━━ Input rows ━━

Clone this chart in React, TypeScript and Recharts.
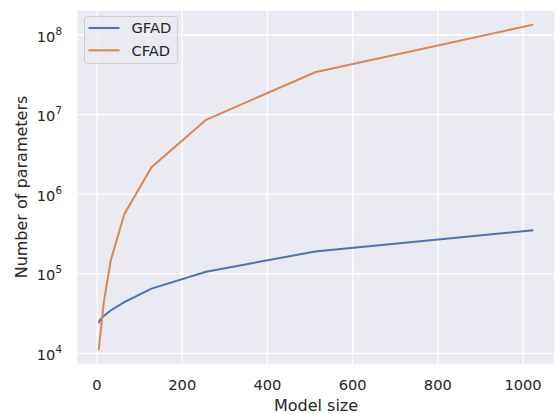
import { LineChart, Line, XAxis, YAxis, CartesianGrid } from 'recharts';

// model sizes on the x axis
const modelSizes = [4, 8, 16, 32, 64, 128, 256, 512, 1024];
// number of parameters per model
const gfadParams = [24000, 26500, 29500, 34500, 44000, 65000, 106000, 190000, 352000];
const cfadParams = [11000, 17500, 44000, 145000, 560000, 2180000, 8600000, 34000000, 135000000];

const seriesNames = ['GFAD', 'CFAD'];
const seriesColors = ['#4C72B0', '#DD8452'];

const xTicks = [0, 200, 400, 600, 800, 1000];
const yTicks = [1e4, 1e5, 1e6, 1e7, 1e8];

const FONT = '"DejaVu Sans", sans-serif';
const TEXT = '#262626';

const data = modelSizes.map((size, i) => ({
  size,
  GFAD: gfadParams[i],
  CFAD: cfadParams[i],
}));

function XTick({ x, y, payload }: any) {
  return (
    <text x={x} y={y + 25.5} textAnchor="middle" fill={TEXT} fontSize={14.67} fontFamily={FONT}>
      {payload.value}
    </text>
  );
}

function YTick({ x, y, payload }: any) {
  const exp = Math.round(Math.log10(payload.value));
  return (
    <text x={x - 15} y={y + 6.7} textAnchor="end" fill={TEXT} fontSize={14.67} fontFamily={FONT}>
      10
      <tspan dy={-7} fontSize={10.3}>{exp}</tspan>
    </text>
  );
}

// axis titles ignore the props recharts passes in
function XTitle() {
  return (
    <text x={316} y={411} textAnchor="middle" fill={TEXT} fontSize={16} fontFamily={FONT}>
      Model size
    </text>
  );
}

function YTitle() {
  return (
    <text x={26.5} y={187} transform="rotate(-90, 26.5, 187)" textAnchor="middle" fill={TEXT} fontSize={16} fontFamily={FONT}>
      Number of parameters
    </text>
  );
}

function LegendBox() {
  return (
    <svg width={555} height={414} style={{ position: 'absolute', left: 0, top: 0, pointerEvents: 'none' }}>
      <rect x={84.5} y={16.5} width={93} height={47} rx={3} fill="#EAEAF2" fillOpacity={0.8} stroke="#cccccc" strokeWidth={1} />
      {seriesNames.map((name, i) => (
        <g key={name}>
          <line x1={88.5} x2={119.5} y1={28 + i * 22.3} y2={28 + i * 22.3} stroke={seriesColors[i]} strokeWidth={2} />
          <text x={131.5} y={33.3 + i * 22.3} fill={TEXT} fontSize={14.67} fontFamily={FONT}>{name}</text>
        </g>
      ))}
    </svg>
  );
}

export default function App() {
  return (
    <div style={{ position: 'absolute', left: 0, top: 0, width: 555, height: 414, background: '#fff' }}>
      <LineChart width={555} height={414} data={data} margin={{ top: 10, right: 0, bottom: 0, left: 0 }}>
        <CartesianGrid fill="#EAEAF2" stroke="#ffffff" strokeWidth={1.3} />
        <XAxis
          dataKey="size"
          type="number"
          domain={[-47, 1075]}
          ticks={xTicks}
          allowDataOverflow
          axisLine={false}
          tickLine={false}
          tickSize={0}
          tickMargin={0}
          height={49.5}
          tick={<XTick />}
          label={<XTitle />}
        />
        <YAxis
          type="number"
          scale="log"
          domain={[Math.pow(10, 3.859), Math.pow(10, 8.314)]}
          ticks={yTicks}
          allowDataOverflow
          axisLine={false}
          tickLine={false}
          tickSize={0}
          tickMargin={0}
          width={77}
          tick={<YTick />}
          label={<YTitle />}
        />
        {seriesNames.map((name, i) => (
          <Line
            key={name}
            dataKey={name}
            type="linear"
            stroke={seriesColors[i]}
            strokeWidth={2}
            dot={false}
            activeDot={false}
            isAnimationActive={false}
          />
        ))}
      </LineChart>
      <LegendBox />
    </div>
  );
}
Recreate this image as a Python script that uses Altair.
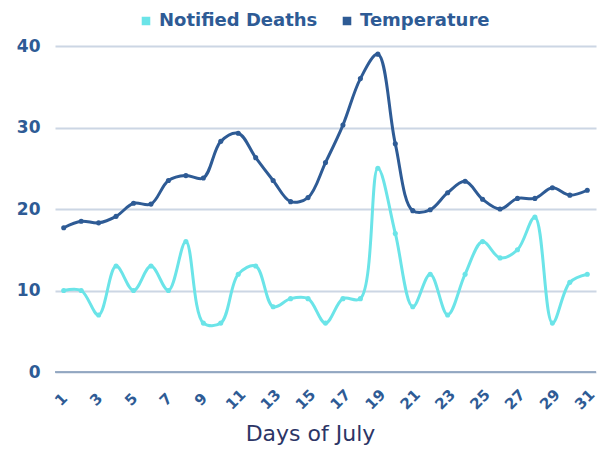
import altair as alt
import pandas as pd

days = list(range(1, 32))
temperature = [17.7, 18.5, 18.3, 19.1, 20.7, 20.6, 23.5, 24.1, 23.8, 28.3,
               29.3, 26.3, 23.5, 20.9, 21.4, 25.7, 30.3, 36.0, 39.0, 28.0,
               19.8, 19.9, 22.0, 23.4, 21.2, 20.0, 21.3, 21.3, 22.6, 21.7, 22.3]
deaths = [10, 10, 7, 13, 10, 13, 10, 16, 6, 6,
          12, 13, 8, 9, 9, 6, 9, 9, 25, 17,
          8, 12, 7, 12, 16, 14, 15, 19, 6, 11, 12]
series = ["Notified Deaths", "Temperature"]
colors = ["#6be4e8", "#2e5b95"]
x_ticks = list(range(1, 32, 2))
y_ticks = [0, 10, 20, 30, 40]

rows = []
for d, v in zip(days, deaths):
    rows.append({"day": d, "value": v, "series": series[0]})
for d, v in zip(days, temperature):
    rows.append({"day": d, "value": v, "series": series[1]})
df = pd.DataFrame(rows)

FONT = "DejaVu Sans"
TXT = "#2e5b95"

x = alt.X("day:Q", scale=alt.Scale(domain=[0.5, 31.5], nice=False, zero=False),
          axis=alt.Axis(values=x_ticks, title="Days of July", labelAngle=-45,
                        labelAlign="center", labelBaseline="middle", labelFlush=False,
                        labelOffset=-3,
                        labelFont=FONT, labelFontSize=15, labelFontWeight="bold",
                        labelColor=TXT, labelPadding=27, ticks=False, domain=False,
                        grid=False, titleFont=FONT, titleFontSize=22,
                        titleFontWeight="normal", titleColor="#2c3566",
                        titleX=255, titleY=68, titleBaseline="alphabetic",
                        titleAlign="center"))
y = alt.Y("value:Q", scale=alt.Scale(domain=[0, 40], nice=False),
          axis=alt.Axis(values=y_ticks, title=None, labelFont=FONT,
                        labelFontSize=17, labelFontWeight="bold", labelColor=TXT,
                        labelPadding=15, ticks=False, domain=False,
                        grid=True, gridColor="#ccd6e4", gridWidth=2))
color = alt.Color("series:N", scale=alt.Scale(domain=series, range=colors),
                  legend=alt.Legend(title=None, orient="none", direction="horizontal",
                                    legendX=82, legendY=-34, symbolType="square",
                                    symbolSize=50, labelFont=FONT, labelFontSize=18,
                                    labelFontWeight="bold", labelColor=TXT,
                                    columnPadding=20, labelOffset=4))

base = alt.Chart(df)
lines = base.mark_line(interpolate="catmull-rom", strokeWidth=3).encode(x=x, y=y, color=color)
pts = base.mark_point(filled=True, size=26, opacity=1).encode(x=x, y=y, color=color)
zero = alt.Chart(pd.DataFrame({"v": [0]})).mark_rule(color="#7f97b6", strokeWidth=1.5).encode(y="v:Q")

chart = alt.layer(lines, pts, zero).properties(
    width=541, height=326,
    autosize=alt.AutoSizeParams(type="none"),
    padding={"left": 47, "top": 38, "right": 4, "bottom": 74},
).configure_view(stroke=None)

chart.save("out.html", embed_options={"renderer": "svg", "actions": False})
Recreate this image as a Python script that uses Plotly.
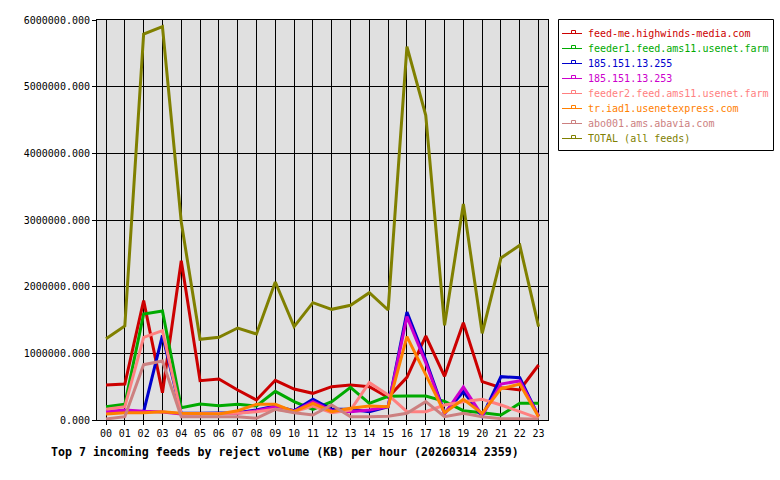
import plotly.graph_objects as go

hours = ["%02d" % h for h in range(24)]

feed_me = [525000, 540000, 1790000, 410000, 2390000, 590000, 615000, 450000, 300000, 595000, 465000, 400000,
           500000, 525000, 500000, 340000, 640000, 1260000, 655000, 1460000, 575000, 485000, 450000, 825000]
feeder1 = [200000, 235000, 1590000, 1635000, 185000, 240000, 215000, 235000, 210000, 430000, 275000, 160000,
           275000, 490000, 250000, 355000, 360000, 360000, 280000, 140000, 110000, 75000, 250000, 250000]
ip255 = [130000, 125000, 125000, 1270000, 100000, 100000, 100000, 110000, 150000, 210000, 140000, 310000,
         160000, 160000, 125000, 200000, 1620000, 900000, 100000, 425000, 55000, 650000, 635000, 55000]
ip253 = [125000, 150000, 130000, 120000, 90000, 90000, 90000, 100000, 140000, 200000, 130000, 275000,
         140000, 125000, 150000, 200000, 1550000, 860000, 90000, 495000, 65000, 540000, 585000, 60000]
feeder2 = [160000, 200000, 1240000, 1340000, 90000, 90000, 90000, 100000, 125000, 160000, 125000, 210000,
           110000, 150000, 560000, 375000, 125000, 125000, 225000, 275000, 310000, 225000, 125000, 25000]
iad1 = [90000, 110000, 110000, 125000, 100000, 90000, 90000, 140000, 235000, 235000, 125000, 250000,
        125000, 175000, 210000, 200000, 1250000, 680000, 110000, 310000, 100000, 470000, 540000, 50000]
abo001 = [15000, 50000, 830000, 885000, 50000, 50000, 50000, 50000, 25000, 160000, 110000, 75000,
          225000, 50000, 50000, 55000, 100000, 275000, 50000, 100000, 50000, 20000, 20000, 10000]
total = [1220000, 1410000, 5790000, 5900000, 2970000, 1210000, 1240000, 1380000, 1290000, 2070000, 1400000, 1760000,
         1660000, 1720000, 1910000, 1650000, 5600000, 4570000, 1420000, 3240000, 1300000, 2430000, 2620000, 1400000]

names = ["feed-me.highwinds-media.com", "feeder1.feed.ams11.usenet.farm", "185.151.13.255", "185.151.13.253",
         "feeder2.feed.ams11.usenet.farm", "tr.iad1.usenetexpress.com", "abo001.ams.abavia.com", "TOTAL (all feeds)"]
series = [feed_me, feeder1, ip255, ip253, feeder2, iad1, abo001, total]
colors = ["#cc0000", "#00aa00", "#0000cc", "#cc00cc", "#ff8080", "#ff8000", "#cc8080", "#808000"]

yticks = [0, 1000000, 2000000, 3000000, 4000000, 5000000, 6000000]
ytext = ["%.3f" % v for v in yticks]

# plot area in pixels (for placing the hand-drawn legend)
L, R, T, B = 97, 548, 20, 420
def px(x):
    return (x - L) / (R - L)
def py(y):
    return (B - y) / (B - T)

fig = go.Figure()
for nm, vals, col in zip(names, series, colors):
    fig.add_trace(go.Scatter(x=list(range(24)), y=vals, name=nm, mode="lines",
                             line=dict(color=col, width=3)))

mono = "DejaVu Sans Mono"
shapes = [dict(type="rect", xref="paper", yref="paper", x0=px(558.5), x1=px(773.5), y0=py(150.5), y1=py(19.5),
               line=dict(color="black", width=1), fillcolor="white", layer="above")]
annotations = []
for i, (nm, col) in enumerate(zip(names, colors)):
    yy = 33.5 + 15 * i
    shapes.append(dict(type="line", xref="paper", yref="paper", x0=px(562), x1=px(582), y0=py(yy), y1=py(yy),
                       line=dict(color=col, width=1), layer="above"))
    shapes.append(dict(type="rect", xref="paper", yref="paper", x0=px(571.5), x1=px(575.5), y0=py(yy), y1=py(yy - 3),
                       line=dict(color=col, width=1), fillcolor="rgba(0,0,0,0)", layer="above"))
    annotations.append(dict(text=nm, xref="paper", yref="paper", x=px(586), y=py(yy), xanchor="left",
                            yanchor="middle", showarrow=False, font=dict(family=mono, size=10, color=col)))

annotations.append(dict(text="<b>Top 7 incoming feeds by reject volume (KB) per hour (20260314 2359)</b>",
                        xref="paper", yref="paper", x=px(49), y=py(452), xanchor="left", yanchor="middle",
                        showarrow=False, font=dict(family=mono, size=11.6, color="black")))

fig.update_layout(
    width=780, height=480,
    margin=dict(l=L, r=780 - R, t=T, b=480 - B, pad=0),
    paper_bgcolor="white", plot_bgcolor="#e0e0e0",
    font=dict(family=mono, size=10, color="black"),
    showlegend=False,
    xaxis=dict(range=[-0.48, 23.5], tickvals=list(range(24)), ticktext=hours,
               showgrid=True, gridcolor="black", gridwidth=1,
               showline=True, linecolor="black", linewidth=1, mirror=True,
               ticks="outside", ticklen=4, tickcolor="black", zeroline=False,
               tickfont=dict(family=mono, size=10)),
    yaxis=dict(range=[0, 6000000], tickvals=yticks, ticktext=ytext,
               showgrid=True, gridcolor="black", gridwidth=1,
               showline=True, linecolor="black", linewidth=1, mirror=True,
               ticks="outside", ticklen=4, tickcolor="black", zeroline=False,
               tickfont=dict(family=mono, size=10)),
    shapes=shapes,
    annotations=annotations,
)

fig.write_html("out.html")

━━━

Above are some records; quote exactly and only the lines that begin at the line containing "Recreate this image as a Python script that uses Altair." and stop after the line containing "import pandas as pd", leaving out the pictures.

* [Final answer]:
Recreate this image as a Python script that uses Altair.
import altair as alt
import pandas as pd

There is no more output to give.